## BEGIN INFORMATION SHOWN

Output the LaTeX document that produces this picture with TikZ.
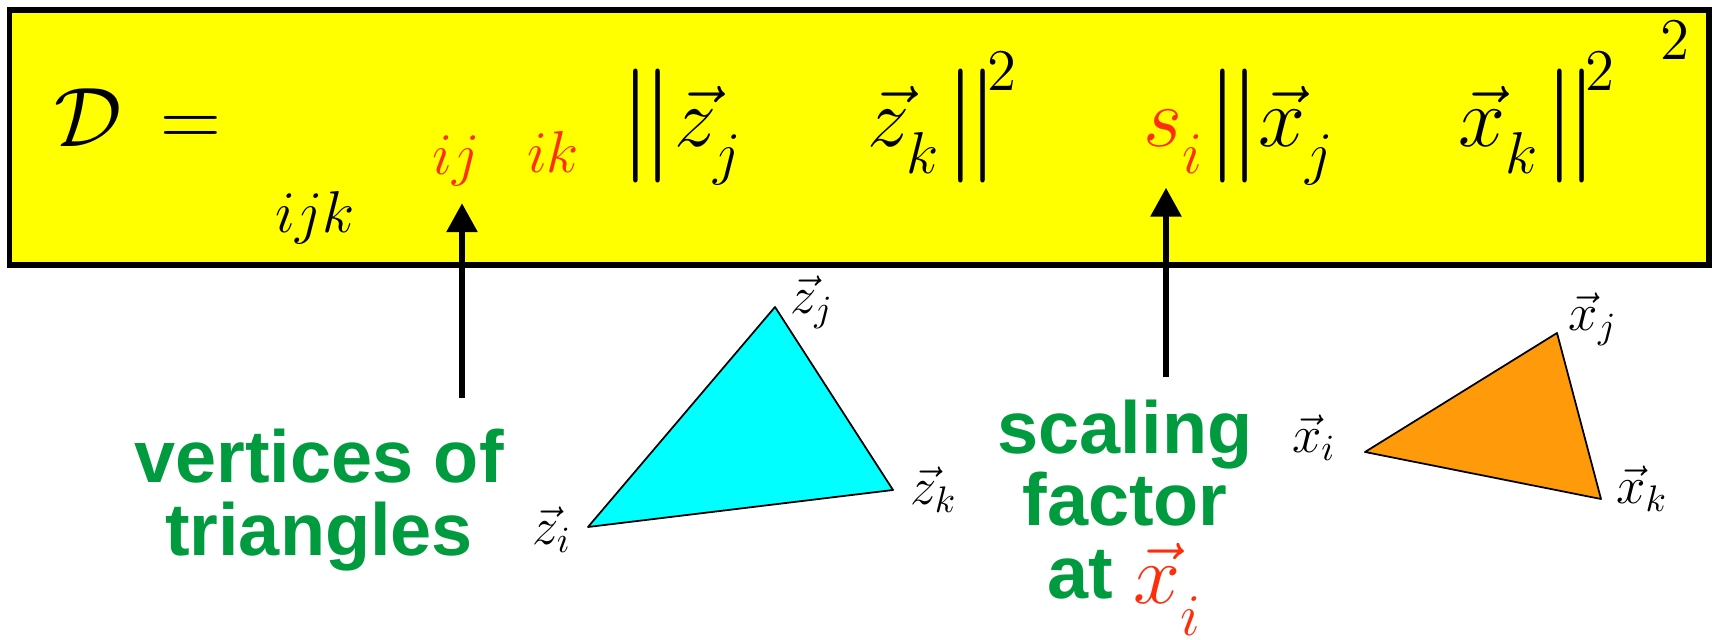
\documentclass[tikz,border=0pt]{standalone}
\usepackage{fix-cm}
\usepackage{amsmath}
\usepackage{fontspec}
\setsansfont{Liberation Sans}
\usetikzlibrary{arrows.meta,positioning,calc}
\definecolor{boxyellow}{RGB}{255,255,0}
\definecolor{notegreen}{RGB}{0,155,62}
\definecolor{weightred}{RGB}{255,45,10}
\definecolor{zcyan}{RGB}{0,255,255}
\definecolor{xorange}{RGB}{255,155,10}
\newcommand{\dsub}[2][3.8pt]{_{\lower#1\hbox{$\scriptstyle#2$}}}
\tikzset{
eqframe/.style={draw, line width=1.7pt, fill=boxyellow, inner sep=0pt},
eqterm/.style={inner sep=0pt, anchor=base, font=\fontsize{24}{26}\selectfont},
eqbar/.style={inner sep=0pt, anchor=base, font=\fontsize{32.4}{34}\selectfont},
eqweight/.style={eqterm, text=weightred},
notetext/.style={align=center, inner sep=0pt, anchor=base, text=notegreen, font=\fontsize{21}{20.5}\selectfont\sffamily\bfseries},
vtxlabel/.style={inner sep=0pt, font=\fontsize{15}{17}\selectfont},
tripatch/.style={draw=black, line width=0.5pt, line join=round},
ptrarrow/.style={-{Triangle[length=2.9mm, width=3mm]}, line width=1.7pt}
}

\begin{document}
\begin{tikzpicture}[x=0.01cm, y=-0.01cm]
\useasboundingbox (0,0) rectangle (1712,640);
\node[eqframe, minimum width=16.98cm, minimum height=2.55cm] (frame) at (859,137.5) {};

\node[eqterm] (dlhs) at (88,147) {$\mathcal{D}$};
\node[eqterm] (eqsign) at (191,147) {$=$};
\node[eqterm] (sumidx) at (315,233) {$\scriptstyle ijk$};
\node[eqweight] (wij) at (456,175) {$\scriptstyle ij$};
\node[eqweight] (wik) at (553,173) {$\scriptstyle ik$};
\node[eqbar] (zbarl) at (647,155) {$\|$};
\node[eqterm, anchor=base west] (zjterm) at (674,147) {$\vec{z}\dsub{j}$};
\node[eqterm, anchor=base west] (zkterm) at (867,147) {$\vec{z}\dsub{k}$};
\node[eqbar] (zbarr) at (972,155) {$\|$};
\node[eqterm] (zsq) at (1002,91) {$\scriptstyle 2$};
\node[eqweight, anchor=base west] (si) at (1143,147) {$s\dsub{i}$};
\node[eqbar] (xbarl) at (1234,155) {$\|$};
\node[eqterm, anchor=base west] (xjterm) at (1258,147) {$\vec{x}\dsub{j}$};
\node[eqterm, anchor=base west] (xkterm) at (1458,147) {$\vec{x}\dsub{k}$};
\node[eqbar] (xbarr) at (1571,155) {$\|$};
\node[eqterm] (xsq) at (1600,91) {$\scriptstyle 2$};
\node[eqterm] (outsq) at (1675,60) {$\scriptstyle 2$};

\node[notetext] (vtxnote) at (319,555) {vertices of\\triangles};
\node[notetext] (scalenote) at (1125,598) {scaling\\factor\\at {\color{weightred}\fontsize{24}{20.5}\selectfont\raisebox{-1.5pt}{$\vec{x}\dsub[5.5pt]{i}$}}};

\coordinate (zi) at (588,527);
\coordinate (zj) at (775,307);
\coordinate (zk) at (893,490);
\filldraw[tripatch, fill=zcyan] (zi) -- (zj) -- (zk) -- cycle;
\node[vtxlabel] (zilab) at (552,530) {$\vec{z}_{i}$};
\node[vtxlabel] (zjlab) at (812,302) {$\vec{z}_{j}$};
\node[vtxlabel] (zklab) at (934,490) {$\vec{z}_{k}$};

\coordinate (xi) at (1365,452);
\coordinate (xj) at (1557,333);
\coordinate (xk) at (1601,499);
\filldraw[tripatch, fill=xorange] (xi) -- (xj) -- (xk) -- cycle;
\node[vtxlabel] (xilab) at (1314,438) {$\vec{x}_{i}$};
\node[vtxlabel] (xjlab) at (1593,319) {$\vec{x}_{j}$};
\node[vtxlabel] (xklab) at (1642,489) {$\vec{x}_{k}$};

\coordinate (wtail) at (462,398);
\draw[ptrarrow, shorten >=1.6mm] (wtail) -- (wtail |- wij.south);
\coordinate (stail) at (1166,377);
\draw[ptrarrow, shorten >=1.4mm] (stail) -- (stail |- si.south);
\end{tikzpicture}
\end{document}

## END INFORMATION SHOWN

The data above needs to be retyped exactly, with the images left out.

Output the LaTeX document that produces this picture with TikZ.
\documentclass[tikz,border=0pt]{standalone}
\usepackage{fix-cm}
\usepackage{amsmath}
\usepackage{fontspec}
\setsansfont{Liberation Sans}
\usetikzlibrary{arrows.meta,positioning,calc}
\definecolor{boxyellow}{RGB}{255,255,0}
\definecolor{notegreen}{RGB}{0,155,62}
\definecolor{weightred}{RGB}{255,45,10}
\definecolor{zcyan}{RGB}{0,255,255}
\definecolor{xorange}{RGB}{255,155,10}
\newcommand{\dsub}[2][3.8pt]{_{\lower#1\hbox{$\scriptstyle#2$}}}
\tikzset{
eqframe/.style={draw, line width=1.7pt, fill=boxyellow, inner sep=0pt},
eqterm/.style={inner sep=0pt, anchor=base, font=\fontsize{24}{26}\selectfont},
eqbar/.style={inner sep=0pt, anchor=base, font=\fontsize{32.4}{34}\selectfont},
eqweight/.style={eqterm, text=weightred},
notetext/.style={align=center, inner sep=0pt, anchor=base, text=notegreen, font=\fontsize{21}{20.5}\selectfont\sffamily\bfseries},
vtxlabel/.style={inner sep=0pt, font=\fontsize{15}{17}\selectfont},
tripatch/.style={draw=black, line width=0.5pt, line join=round},
ptrarrow/.style={-{Triangle[length=2.9mm, width=3mm]}, line width=1.7pt}
}

\begin{document}
\begin{tikzpicture}[x=0.01cm, y=-0.01cm]
\useasboundingbox (0,0) rectangle (1712,640);
\node[eqframe, minimum width=16.98cm, minimum height=2.55cm] (frame) at (859,137.5) {};

\node[eqterm] (dlhs) at (88,147) {$\mathcal{D}$};
\node[eqterm] (eqsign) at (191,147) {$=$};
\node[eqterm] (sumidx) at (315,233) {$\scriptstyle ijk$};
\node[eqweight] (wij) at (456,175) {$\scriptstyle ij$};
\node[eqweight] (wik) at (553,173) {$\scriptstyle ik$};
\node[eqbar] (zbarl) at (647,155) {$\|$};
\node[eqterm, anchor=base west] (zjterm) at (674,147) {$\vec{z}\dsub{j}$};
\node[eqterm, anchor=base west] (zkterm) at (867,147) {$\vec{z}\dsub{k}$};
\node[eqbar] (zbarr) at (972,155) {$\|$};
\node[eqterm] (zsq) at (1002,91) {$\scriptstyle 2$};
\node[eqweight, anchor=base west] (si) at (1143,147) {$s\dsub{i}$};
\node[eqbar] (xbarl) at (1234,155) {$\|$};
\node[eqterm, anchor=base west] (xjterm) at (1258,147) {$\vec{x}\dsub{j}$};
\node[eqterm, anchor=base west] (xkterm) at (1458,147) {$\vec{x}\dsub{k}$};
\node[eqbar] (xbarr) at (1571,155) {$\|$};
\node[eqterm] (xsq) at (1600,91) {$\scriptstyle 2$};
\node[eqterm] (outsq) at (1675,60) {$\scriptstyle 2$};

\node[notetext] (vtxnote) at (319,555) {vertices of\\triangles};
\node[notetext] (scalenote) at (1125,598) {scaling\\factor\\at {\color{weightred}\fontsize{24}{20.5}\selectfont\raisebox{-1.5pt}{$\vec{x}\dsub[5.5pt]{i}$}}};

\coordinate (zi) at (588,527);
\coordinate (zj) at (775,307);
\coordinate (zk) at (893,490);
\filldraw[tripatch, fill=zcyan] (zi) -- (zj) -- (zk) -- cycle;
\node[vtxlabel] (zilab) at (552,530) {$\vec{z}_{i}$};
\node[vtxlabel] (zjlab) at (812,302) {$\vec{z}_{j}$};
\node[vtxlabel] (zklab) at (934,490) {$\vec{z}_{k}$};

\coordinate (xi) at (1365,452);
\coordinate (xj) at (1557,333);
\coordinate (xk) at (1601,499);
\filldraw[tripatch, fill=xorange] (xi) -- (xj) -- (xk) -- cycle;
\node[vtxlabel] (xilab) at (1314,438) {$\vec{x}_{i}$};
\node[vtxlabel] (xjlab) at (1593,319) {$\vec{x}_{j}$};
\node[vtxlabel] (xklab) at (1642,489) {$\vec{x}_{k}$};

\coordinate (wtail) at (462,398);
\draw[ptrarrow, shorten >=1.6mm] (wtail) -- (wtail |- wij.south);
\coordinate (stail) at (1166,377);
\draw[ptrarrow, shorten >=1.4mm] (stail) -- (stail |- si.south);
\end{tikzpicture}
\end{document}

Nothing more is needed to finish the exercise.